Saturday, 10 January 2009
All Our Worldly Goods by Irene Nemirovsky
Chatto & Windus €22.94
WARS bracket the lives of the characters in All Our Worldly Goods: the Great War, which obliterates their home village, their factories and their fortunes; and World War II, which divides their country.
Irene Nemirovsky never saw this book published - she had died in Auschwitz, probably gassed as she was dying of cholera.
It is absolutely French, absolutely bourgeois.
Nemirovsky's family - Russian Jewish bankers - fled Russia during the Revolution when she was a teenager and settled in France, and she fatally adored everything about her new country.

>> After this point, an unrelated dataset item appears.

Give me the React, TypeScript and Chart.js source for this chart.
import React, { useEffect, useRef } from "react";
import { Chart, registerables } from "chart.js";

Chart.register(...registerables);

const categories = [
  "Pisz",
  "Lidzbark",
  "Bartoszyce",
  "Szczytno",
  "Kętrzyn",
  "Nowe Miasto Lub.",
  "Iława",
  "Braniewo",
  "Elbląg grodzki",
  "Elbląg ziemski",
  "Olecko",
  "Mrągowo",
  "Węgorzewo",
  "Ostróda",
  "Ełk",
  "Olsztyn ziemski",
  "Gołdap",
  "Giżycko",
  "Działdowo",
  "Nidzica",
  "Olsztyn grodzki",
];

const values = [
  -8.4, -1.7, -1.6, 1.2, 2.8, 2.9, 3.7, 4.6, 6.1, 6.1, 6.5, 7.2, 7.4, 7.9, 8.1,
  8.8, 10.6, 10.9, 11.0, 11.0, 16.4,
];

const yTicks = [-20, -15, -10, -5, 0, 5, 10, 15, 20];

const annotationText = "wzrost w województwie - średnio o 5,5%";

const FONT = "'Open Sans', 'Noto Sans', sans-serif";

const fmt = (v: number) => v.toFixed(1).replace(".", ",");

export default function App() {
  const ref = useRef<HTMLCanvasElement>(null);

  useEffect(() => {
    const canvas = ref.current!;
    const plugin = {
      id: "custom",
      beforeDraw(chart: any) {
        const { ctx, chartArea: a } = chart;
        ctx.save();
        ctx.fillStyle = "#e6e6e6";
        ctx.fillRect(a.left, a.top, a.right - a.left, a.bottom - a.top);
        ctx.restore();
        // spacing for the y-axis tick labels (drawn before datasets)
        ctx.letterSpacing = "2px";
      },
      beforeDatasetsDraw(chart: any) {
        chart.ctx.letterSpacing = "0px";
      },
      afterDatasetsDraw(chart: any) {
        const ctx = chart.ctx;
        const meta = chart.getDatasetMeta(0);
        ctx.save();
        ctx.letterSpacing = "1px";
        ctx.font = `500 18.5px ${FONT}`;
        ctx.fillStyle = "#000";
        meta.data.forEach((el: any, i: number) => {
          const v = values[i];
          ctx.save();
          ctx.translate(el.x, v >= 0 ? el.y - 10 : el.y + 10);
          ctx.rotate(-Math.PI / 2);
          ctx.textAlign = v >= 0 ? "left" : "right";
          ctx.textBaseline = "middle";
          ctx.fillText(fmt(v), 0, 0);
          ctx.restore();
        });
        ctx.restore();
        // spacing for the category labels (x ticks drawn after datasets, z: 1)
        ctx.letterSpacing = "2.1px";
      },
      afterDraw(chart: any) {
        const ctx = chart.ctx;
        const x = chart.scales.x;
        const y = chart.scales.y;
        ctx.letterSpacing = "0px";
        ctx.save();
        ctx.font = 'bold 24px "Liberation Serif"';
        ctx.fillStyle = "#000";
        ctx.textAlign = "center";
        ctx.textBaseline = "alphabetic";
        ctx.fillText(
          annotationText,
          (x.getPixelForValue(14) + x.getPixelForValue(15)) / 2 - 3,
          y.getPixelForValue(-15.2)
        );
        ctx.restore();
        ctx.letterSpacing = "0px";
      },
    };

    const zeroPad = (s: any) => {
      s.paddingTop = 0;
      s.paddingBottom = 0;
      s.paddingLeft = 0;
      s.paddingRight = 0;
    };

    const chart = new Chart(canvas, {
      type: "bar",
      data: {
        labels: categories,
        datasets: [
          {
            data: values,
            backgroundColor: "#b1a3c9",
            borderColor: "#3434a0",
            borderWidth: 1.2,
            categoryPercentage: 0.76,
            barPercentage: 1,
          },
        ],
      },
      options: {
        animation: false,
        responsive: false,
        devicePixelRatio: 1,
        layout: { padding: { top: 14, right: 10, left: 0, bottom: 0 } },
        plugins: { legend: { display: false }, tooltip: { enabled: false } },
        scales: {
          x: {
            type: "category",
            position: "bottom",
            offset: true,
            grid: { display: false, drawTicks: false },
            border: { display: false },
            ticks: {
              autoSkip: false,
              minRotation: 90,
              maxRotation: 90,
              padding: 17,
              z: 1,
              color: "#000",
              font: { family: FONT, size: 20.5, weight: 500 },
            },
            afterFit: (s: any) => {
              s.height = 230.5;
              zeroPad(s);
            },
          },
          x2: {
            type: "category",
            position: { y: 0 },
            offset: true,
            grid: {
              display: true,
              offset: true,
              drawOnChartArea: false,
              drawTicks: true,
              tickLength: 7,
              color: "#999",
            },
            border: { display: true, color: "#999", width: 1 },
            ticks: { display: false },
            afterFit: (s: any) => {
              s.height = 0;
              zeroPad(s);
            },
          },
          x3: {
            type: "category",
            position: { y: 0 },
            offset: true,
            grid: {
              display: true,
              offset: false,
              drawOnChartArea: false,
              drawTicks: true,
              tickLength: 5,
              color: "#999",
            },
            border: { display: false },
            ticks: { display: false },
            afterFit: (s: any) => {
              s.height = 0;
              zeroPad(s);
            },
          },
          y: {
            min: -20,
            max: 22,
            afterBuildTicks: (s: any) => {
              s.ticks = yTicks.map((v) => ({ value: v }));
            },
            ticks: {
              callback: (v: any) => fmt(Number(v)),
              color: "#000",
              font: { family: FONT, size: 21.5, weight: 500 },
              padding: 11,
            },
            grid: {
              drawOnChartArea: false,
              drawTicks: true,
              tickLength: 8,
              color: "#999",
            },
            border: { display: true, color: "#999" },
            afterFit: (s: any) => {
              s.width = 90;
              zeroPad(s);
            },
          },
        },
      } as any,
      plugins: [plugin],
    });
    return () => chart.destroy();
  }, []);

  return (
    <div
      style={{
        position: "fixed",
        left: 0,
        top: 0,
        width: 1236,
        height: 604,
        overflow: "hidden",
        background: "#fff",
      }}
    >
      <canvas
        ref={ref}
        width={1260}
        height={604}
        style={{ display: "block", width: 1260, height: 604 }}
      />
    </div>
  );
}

Yet Nemirovsky's writing is Russian, and Jewish. She writes with the luminous observation of Turgenev, and her subject is family, seen with sympathy, humour and a kind of warm distance.
Here, her subject is the Hardelot family of St Elme, whose factory-owners have been the autocratic patriarchs of the village for generations.
They build nice houses for their workers, educate talented children and employ them at low salaries - but indignantly refuse requests for a swimming pool or a sports stadium.
The same indignation destroys the family, when patriarch Julien sets his face against his grandson Pierre for marrying the woman he loves, not the hard businesswoman Julian has chosen.
In a story that's gripping, funny and sad, this family will be familiar to all lovers of the Irish Big House genre.